But nothing screams all-blades-on-deck like a Game 7.
“This is what it’s all about, what you work your ass off for all season and to have the record you have,” DeBoer said. “To host (Game 7) in your building and give yourself the best opportunity.”
Meanwhile, out in Colorado, the Avalanche sit and wait for whichever survives.
It’s never simple
Colorado has been off since sweeping St. Louis from these playoffs and the last thing you would think its next opponent wants is all that speed and skill resting its legs before welcoming someone to altitude.

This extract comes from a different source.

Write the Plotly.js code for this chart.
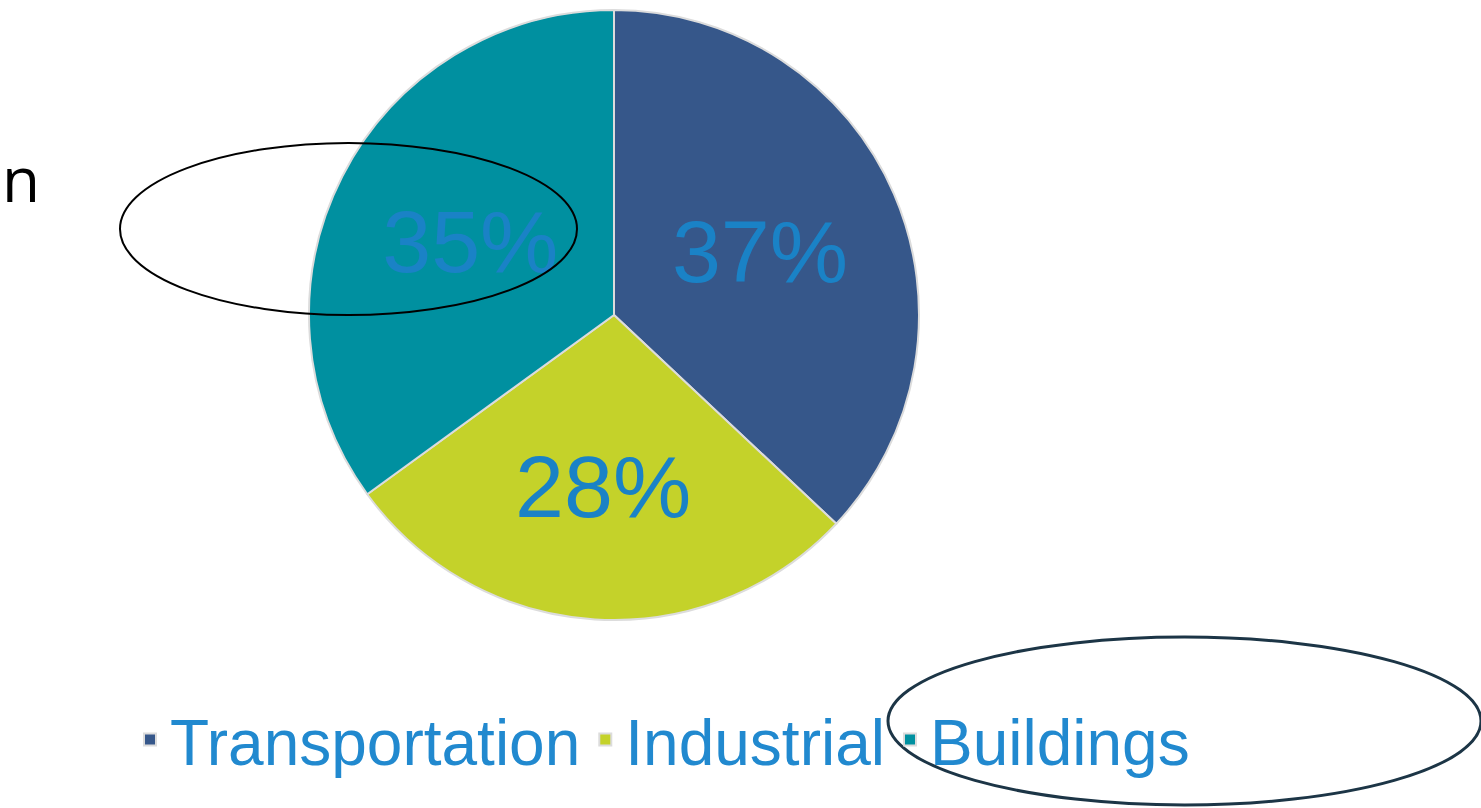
<!DOCTYPE html>
<html>
<head>
<meta charset="utf-8">
<script src="https://cdn.plot.ly/plotly-3.0.1.min.js"></script>
<style>html,body{margin:0;padding:0;background:#fff;}#chart{width:1481px;height:808px;}</style>
</head>
<body>
<div id="chart"></div>
<script>
const categories = ["Transportation", "Industrial", "Buildings"];
const shares = [37, 28, 35];
const sliceColors = ["#36578a", "#c4d22a", "#0090a0"];

const W = 1481, H = 808;
const px = (x) => x / W;
const py = (y) => 1 - y / H;

const trace = {
  type: "pie",
  labels: categories,
  values: shares,
  sort: false,
  direction: "clockwise",
  rotation: 0,
  textinfo: "percent",
  texttemplate: "%{percent:.0%}",
  textposition: "inside",
  insidetextorientation: "horizontal",
  insidetextfont: {family: "Liberation Sans, Arial, sans-serif", size: 88, color: "#1a82c6"},
  marker: {colors: sliceColors, line: {color: "#dcdcdc", width: 2}},
  domain: {x: [px(309), px(919)], y: [py(620), py(10)]},
  hoverinfo: "label+percent"
};

const layout = {
  width: W, height: H,
  margin: {l: 0, r: 0, t: 0, b: 0},
  paper_bgcolor: "#ffffff",
  showlegend: true,
  legend: {
    orientation: "h",
    x: px(130), xanchor: "left",
    y: py(740), yanchor: "middle",
    bgcolor: "rgba(0,0,0,0)",
    font: {family: "Liberation Sans, Arial, sans-serif", size: 64, color: "#2189cf"},
    itemsizing: "constant",
    traceorder: "normal"
  },
  annotations: [{
    xref: "paper", yref: "paper",
    x: 0, y: py(178), xanchor: "left", yanchor: "middle",
    text: "n", showarrow: false,
    font: {family: "Open Sans, DejaVu Sans, sans-serif", size: 62, color: "#000000"}
  }],
  shapes: [
    {type: "circle", xref: "paper", yref: "paper",
     x0: px(120), x1: px(577), y0: py(315), y1: py(143),
     line: {color: "#000000", width: 2}},
    {type: "circle", xref: "paper", yref: "paper",
     x0: px(888), x1: px(1481), y0: py(805), y1: py(637),
     line: {color: "#1c3546", width: 3}}
  ]
};

Plotly.newPlot("chart", [trace], layout, {displayModeBar: false, staticPlot: true});
</script>
</body>
</html>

The Avalanche fly, brother, and it’s even more impressive at a Mile High.
First things first. Way first.
The Knights had a chokehold on this series days ago. Come Friday, they’ll try and finish off the Wild once and for all instead of heading to an off-season while, well, grabbing their own necks.
“It’s not disbelief,” Knights captain Mark Stone said. “We believe in ourselves and our team. We have one game in our home rink to move on. It’s that simple.”
Maybe, but closing things out never is simple with these guys.
Ed Graney is a Sigma Delta Chi Award winner for sports column writing and can be reached at egraney@reviewjournal.com or 702-383-4618. He can be heard on “The Press Box,” ESPN Radio 100.9 FM and 1100 AM, from 7 a.m. to 10 a.m. Monday through Friday. Follow @edgraney on Twitter.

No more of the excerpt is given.